There is an issue with bug reports that some dev assign it to him/her and for some reason do nothing later ( nothing dramatic and happens everywhere, people just forget some things ), but one time the bug is assigned to some one it is not more in the pool and being "watched", for obvious reasons. There were some discussions and people found out the best solution would be to automatic un-assign it if there were no movement from the assignee between X (like 2 months) time.

Some folk worked on it, modified the bug tracker code, bring the patch, and bug-meisters said NO, blanket.

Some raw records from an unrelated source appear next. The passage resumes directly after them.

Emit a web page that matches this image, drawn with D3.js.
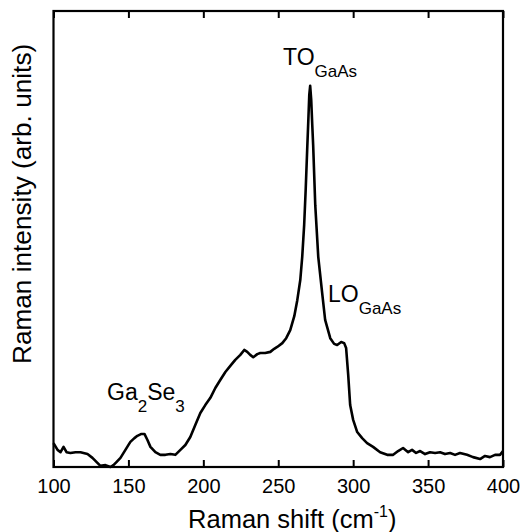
<!DOCTYPE html>
<html>
<head>
<meta charset="utf-8">
<script src="https://cdn.jsdelivr.net/npm/d3@7/dist/d3.min.js"></script>
<style>
html,body{margin:0;padding:0;background:#fff;}
svg{display:block;font-family:"Liberation Sans",Arial,sans-serif;}
</style>
</head>
<body>
<svg id="chart" width="532" height="532"></svg>
<script>
// Raman shift (cm^-1)
const shift = [100,102.7,104.7,106.7,108.7,111.3,114.7,118,122.7,126,129.3,131.3,134.7,138,140,142,144.7,148,151.3,154,156,158.7,160.7,162.7,164.7,168,171.3,174.7,178,181.3,184.7,188,191.3,194.7,198,201.3,204.7,208,211.3,214.7,218,221.3,224.7,227.3,229.3,231.3,233.3,236,238,241.3,244.7,247.3,249.3,252.7,255.3,258,260.7,262.7,264.7,266,267.3,268.3,269.3,270,270.7,271.3,272,272.7,273.3,274.7,276.7,279.3,281.3,284.7,287.3,289.3,292,294,295.3,296.7,298,300,302.7,306,309.3,313.3,318,322.7,326.7,330,333.3,336.7,339.3,342,344.7,348,351.3,354.7,358,361.3,364.7,368,371.3,376,380,384.7,388,391.3,394.7,398,400];
// Raman intensity (arb. units)
const intensity = [6.3,4.5,3.9,5.3,3.9,3.7,3.9,3.9,3.4,2.4,1.1,0.3,0.5,0,0.5,1.3,2.4,4.5,6.6,7.6,8.2,8.7,8.7,7.1,5.3,3.9,3.2,3.2,3.4,3.2,4.5,5.8,7.9,11.1,14.2,16.3,18.2,20.8,22.9,25,26.6,28.2,29.5,30.8,30.3,29.5,28.9,29.7,30,30,30.3,31.1,31.6,32.6,33.9,36,39.7,43.9,49.2,55.3,63.7,72.9,83.4,90.5,97.9,100.3,96.6,90,84.7,68.9,55.3,45.8,38.7,33.9,32.4,32.1,32.9,32.6,31.3,24.2,16.3,12.4,9.2,7.6,6.3,5.3,3.9,3.2,3.2,4.2,5,3.9,4.5,3.7,4.2,3.4,3.9,3.7,3.9,3.4,3.7,3.2,3.7,3.2,2.6,2.1,2.9,2.6,3.2,3.2,4.2];
const xTicks = [100,150,200,250,300,350,400];
const xDomain = [100,400];
const yDomain = [0,120];

const svg = d3.select("#chart");
const L = 53.5, R = 503, T = 11, B = 467;
const x = d3.scaleLinear().domain(xDomain).range([L, R]);
const y = d3.scaleLinear().domain(yDomain).range([B, T]);

// line
const data = shift.map((s,i)=>({s, v: intensity[i]}));
svg.append("path")
  .datum(data)
  .attr("fill","none")
  .attr("stroke","#000")
  .attr("stroke-width",2.6)
  .attr("stroke-linejoin","round")
  .attr("d", d3.line().x(d=>x(d.s)).y(d=>y(d.v)));

// bottom axis
const gb = svg.append("g").attr("transform",`translate(0,${B})`)
  .call(d3.axisBottom(x).tickValues(xTicks).tickSize(-7).tickPadding(12).tickFormat(d3.format("d")));
gb.select(".domain").remove();
gb.selectAll(".tick line").attr("stroke","#000").attr("stroke-width",2);
gb.selectAll(".tick text").attr("font-size",20).attr("fill","#000").attr("font-family","Liberation Sans, Arial, sans-serif");

// top axis
const gt = svg.append("g").attr("transform",`translate(0,${T})`)
  .call(d3.axisTop(x).tickValues(xTicks).tickSize(-7).tickFormat(""));
gt.select(".domain").remove();
gt.selectAll(".tick line").attr("stroke","#000").attr("stroke-width",2);

// frame
svg.append("rect").attr("x",L).attr("y",T).attr("width",R-L).attr("height",B-T)
  .attr("fill","none").attr("stroke","#000").attr("stroke-width",2.2);

// axis titles
const xt = svg.append("text").attr("x",(L+R)/2+14).attr("y",528).attr("text-anchor","middle")
  .attr("font-size",25.5).attr("fill","#000");
xt.append("tspan").text("Raman shift (cm");
xt.append("tspan").attr("font-size",16).attr("dy",-11).text("-1");
xt.append("tspan").attr("dy",11).text(")");

svg.append("text").attr("transform","translate(31,364) rotate(-90)")
  .attr("text-anchor","start").attr("font-size",26.2).attr("fill","#000")
  .text("Raman intensity (arb. units)");

// peak labels
function label(px, py, main, sub, main2, sub2){
  const t = svg.append("text").attr("x",px).attr("y",py).attr("font-size",23).attr("fill","#000");
  t.append("tspan").text(main);
  t.append("tspan").attr("font-size",17).attr("dy",12).text(sub);
  if(main2){
    t.append("tspan").attr("dy",-12).text(main2);
    t.append("tspan").attr("font-size",17).attr("dy",12).text(sub2);
  }
}
label(283, 65, "TO", "GaAs");
label(328, 302, "LO", "GaAs");
label(107, 400, "Ga", "2", "Se", "3");
</script>
</body>
</html>
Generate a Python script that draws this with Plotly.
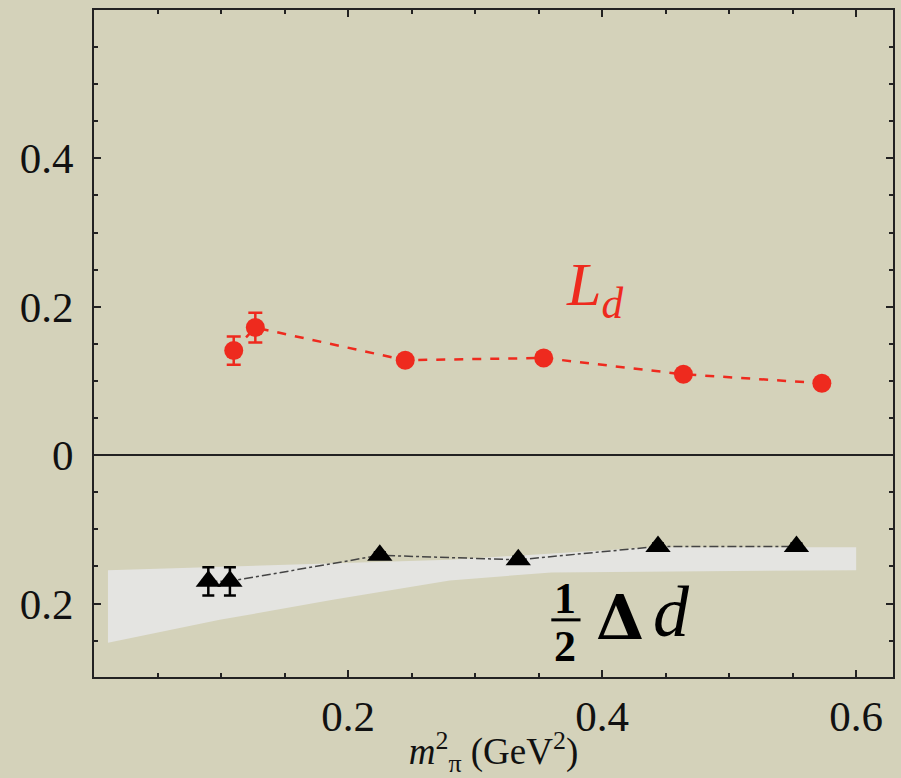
import plotly.graph_objects as go

# L_d (red)
ld_x = [0.110, 0.127, 0.245, 0.354, 0.464, 0.573]
ld_y = [0.141, 0.172, 0.128, 0.131, 0.109, 0.097]
ld_err = [0.019, 0.020, 0.006, 0.006, 0.005, 0.005]

# 1/2 Delta d (black)
dd_x = [0.090, 0.107, 0.225, 0.334, 0.444, 0.553]
dd_y = [-0.170, -0.170, -0.135, -0.141, -0.123, -0.123]
dd_err = [0.019, 0.019, 0.004, 0.004, 0.004, 0.004]

# grey band
band_top_x = [0.011, 0.28, 0.44, 0.60]
band_top_y = [-0.155, -0.141, -0.124, -0.124]
band_bot_x = [0.011, 0.099, 0.188, 0.28, 0.36, 0.60]
band_bot_y = [-0.253, -0.222, -0.195, -0.169, -0.158, -0.155]

x_ticks = [0.2, 0.4, 0.6]
x_ticktext = ["0.2", "0.4", "0.6"]
y_ticks = [-0.2, 0, 0.2, 0.4]
y_ticktext = ["0.2", "0", "0.2", "0.4"]

BG = "#d4d2ba"
SERIF = "Liberation Serif"
RED = "#ee2a1e"

fig = go.Figure()

fig.add_trace(go.Scatter(
    x=band_top_x + band_bot_x[::-1],
    y=band_top_y + band_bot_y[::-1],
    fill="toself", fillcolor="#e4e4e1", line=dict(width=0),
    mode="lines", hoverinfo="skip", showlegend=False))

fig.add_trace(go.Scatter(
    x=dd_x, y=dd_y, mode="lines+markers",
    line=dict(color="#444444", width=1.5, dash="dashdot"),
    marker=dict(symbol="triangle-up", size=22, color="black"),
    error_y=dict(type="data", array=dd_err, color="black", thickness=2.5, width=6),
    showlegend=False))

fig.add_trace(go.Scatter(
    x=ld_x, y=ld_y, mode="lines+markers",
    line=dict(color=RED, width=2.5, dash="dash"),
    marker=dict(symbol="circle", size=19, color=RED),
    error_y=dict(type="data", array=ld_err, color=RED, thickness=2.5, width=7),
    showlegend=False))

axis_common = dict(
    showgrid=False, showline=True, linecolor="#222222", linewidth=2,
    mirror="allticks", ticks="inside", ticklen=7, tickwidth=2, tickcolor="#222222",
    tickfont=dict(family=SERIF, size=43, color="#111111"),
    minor=dict(ticks="inside", ticklen=4, tickwidth=1.5, tickcolor="#222222", dtick=0.05),
    automargin=False,
)

fig.update_xaxes(range=[0, 0.629], tickvals=x_ticks, ticktext=x_ticktext,
                 zeroline=False, ticklabelstandoff=0,
                 title=dict(text="<i>m</i><sup>2</sup><sub>π</sub> (GeV<sup>2</sup>)",
                            font=dict(family=SERIF, size=37, color="#111111"), standoff=5),
                 **axis_common)
fig.update_yaxes(range=[-0.299, 0.6], tickvals=y_ticks, ticktext=y_ticktext,
                 zeroline=True, zerolinecolor="#222222", zerolinewidth=1.5,
                 ticklabelstandoff=10,
                 **axis_common)

fig.add_annotation(x=0.394, y=0.224, xref="x", yref="y", showarrow=False,
                   text="<i>L<sub>d</sub></i>",
                   font=dict(family=SERIF, size=62, color=RED))
fig.add_annotation(x=0.371, y=-0.193, xref="x", yref="y", showarrow=False,
                   text="<b>1</b>", font=dict(family=SERIF, size=44, color="black"))
fig.add_annotation(x=0.371, y=-0.258, xref="x", yref="y", showarrow=False,
                   text="<b>2</b>", font=dict(family=SERIF, size=44, color="black"))
fig.add_shape(type="line", x0=0.360, x1=0.383, y0=-0.222, y1=-0.222,
              xref="x", yref="y", line=dict(color="black", width=3))
fig.add_annotation(x=0.414, y=-0.219, xref="x", yref="y", showarrow=False,
                   text="<b>Δ</b>", font=dict(family="DejaVu Serif", size=62, color="black"))
fig.add_annotation(x=0.455, y=-0.211, xref="x", yref="y", showarrow=False,
                   text="<i>d</i>", font=dict(family=SERIF, size=72, color="black"))

fig.update_layout(
    width=901, height=778,
    margin=dict(l=94, r=8, t=10, b=101),
    paper_bgcolor=BG, plot_bgcolor=BG,
)

fig.write_html("out.html", config={"displayModeBar": False},
               post_script="document.body.style.margin='0';document.body.style.background='%s';" % BG)
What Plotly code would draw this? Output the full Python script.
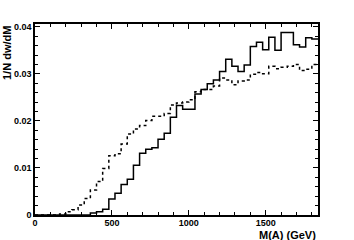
import plotly.graph_objects as go

# 40 GeV bins from 0 to 1840 GeV
bin_edges = [40 * i for i in range(47)]

solid_values = [
    0, 0, 0, 0, 0, 0, 0, 0, 0, 0.0004,
    0.0007, 0.0012, 0.0034, 0.0046, 0.0065, 0.0076, 0.0106, 0.0131, 0.0140, 0.0143,
    0.0161, 0.0174, 0.0208, 0.0233, 0.0225, 0.0225, 0.0257, 0.0267, 0.0279, 0.0287,
    0.0305, 0.0331, 0.0316, 0.0305, 0.0319, 0.0358, 0.0367, 0.0351, 0.0378, 0.0350,
    0.0388, 0.0388, 0.0362, 0.0357, 0.0377, 0.0374,
]

dotted_values = [
    0, 0, 0, 0, 0.0002, 0.0007, 0.0011, 0.0021, 0.0035, 0.0053,
    0.0071, 0.0099, 0.0126, 0.0130, 0.0151, 0.0172, 0.0183, 0.0190, 0.0201, 0.0210,
    0.0210, 0.0216, 0.0234, 0.0238, 0.0240, 0.0245, 0.0262, 0.0267, 0.0267, 0.0274,
    0.0291, 0.0287, 0.0277, 0.0285, 0.0287, 0.0299, 0.0303, 0.0300, 0.0316, 0.0311,
    0.0314, 0.0316, 0.0320, 0.0307, 0.0310, 0.0320,
]

x_tick_vals = [0, 500, 1000, 1500]
x_tick_text = ["0", "500", "1000", "1500"]
y_tick_vals = [0, 0.01, 0.02, 0.03, 0.04]
y_tick_text = ["0", "0.01", "0.02", "0.03", "0.04"]

fig = go.Figure()
fig.add_trace(go.Scatter(
    x=bin_edges, y=dotted_values + [dotted_values[-1]],
    mode="lines", line=dict(shape="hv", color="black", width=1.5, dash="dot"),
    showlegend=False,
))
fig.add_trace(go.Scatter(
    x=bin_edges, y=solid_values + [solid_values[-1]],
    mode="lines", line=dict(shape="hv", color="black", width=1.5),
    showlegend=False,
))

font = "Liberation Sans, Arial, Helvetica, sans-serif"
fig.update_layout(
    width=354, height=240, autosize=False,
    margin=dict(l=35, r=36, t=24, b=25, autoexpand=False),
    paper_bgcolor="white", plot_bgcolor="white",
    font=dict(family=font, size=9, color="black"),
)
fig.update_xaxes(
    range=[0, 1840], showgrid=False, zeroline=False, automargin=False,
    showline=True, linecolor="black", linewidth=1.5, mirror="ticks",
    ticks="inside", ticklen=5, tickwidth=1, tickcolor="black",
    tickvals=x_tick_vals, ticktext=x_tick_text, ticklabelstandoff=-2,
    tickfont=dict(family=font, size=9, color="black", weight="bold"),
    minor=dict(dtick=100, ticks="inside", ticklen=3, tickcolor="black", showgrid=False),
)
fig.update_yaxes(
    range=[0, 0.0406], showgrid=False, zeroline=False, automargin=False,
    showline=True, linecolor="black", linewidth=1.5, mirror="ticks",
    ticks="inside", ticklen=5, tickwidth=1, tickcolor="black",
    tickvals=y_tick_vals, ticktext=y_tick_text,
    tickfont=dict(family=font, size=9, color="black", weight="bold"),
    minor=dict(dtick=0.002, ticks="inside", ticklen=3, tickcolor="black", showgrid=False),
)
fig.add_annotation(
    text="<b>1/N dw/dM</b>", textangle=-90,
    xref="paper", yref="paper", x=0, y=1, xshift=-28,
    xanchor="center", yanchor="top", showarrow=False,
    font=dict(family=font, size=11, color="black"),
)
fig.add_annotation(
    text="<b>M(A) (GeV)</b>",
    xref="paper", yref="paper", x=1, y=0, yshift=-12,
    xanchor="right", yanchor="top", showarrow=False,
    font=dict(family=font, size=11, color="black"),
)
fig.write_html("out.html", post_script="document.body.style.margin='0';",
               config={"displayModeBar": False})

And there still has this kind of situation: Thread 59705.
 
Remember, developers and port/package maintainers are for the most part unpaid, volunteers, amateurs, hobbyists. They do something because they want to. A bug tracking system exists for their convenience, and because they enjoy it, not as a punishment or shaming mechanism for making them work harder.

This also implies that developers/maintainers will sometimes work very slowly. But that's not specific to free software projects. Even when I was a paid developer, I would sometimes have bugs assigned to me that were 1 or 2 years old. This may simply mean that fixing this bug is not considered a high priority, that it affect few people, doesn't pose high risks, or has easy workarounds; or perhaps that it is hard to fix now, but will become easy to fix when some other major work will be going on.

And to keep a crew of volunteers working together requires keeping the community spirit going. That unfortunately may require admonishing developers who interact in a fashion not compatible with the group, and if they don't change their behavior, excluding them. In a commercial setting this is much less necessary (it is rare), because there the reward of the great big paycheck causes people to behave somewhat better.

So there is no point getting upset about lack of maintenance. Do it yourself, or use a different OS.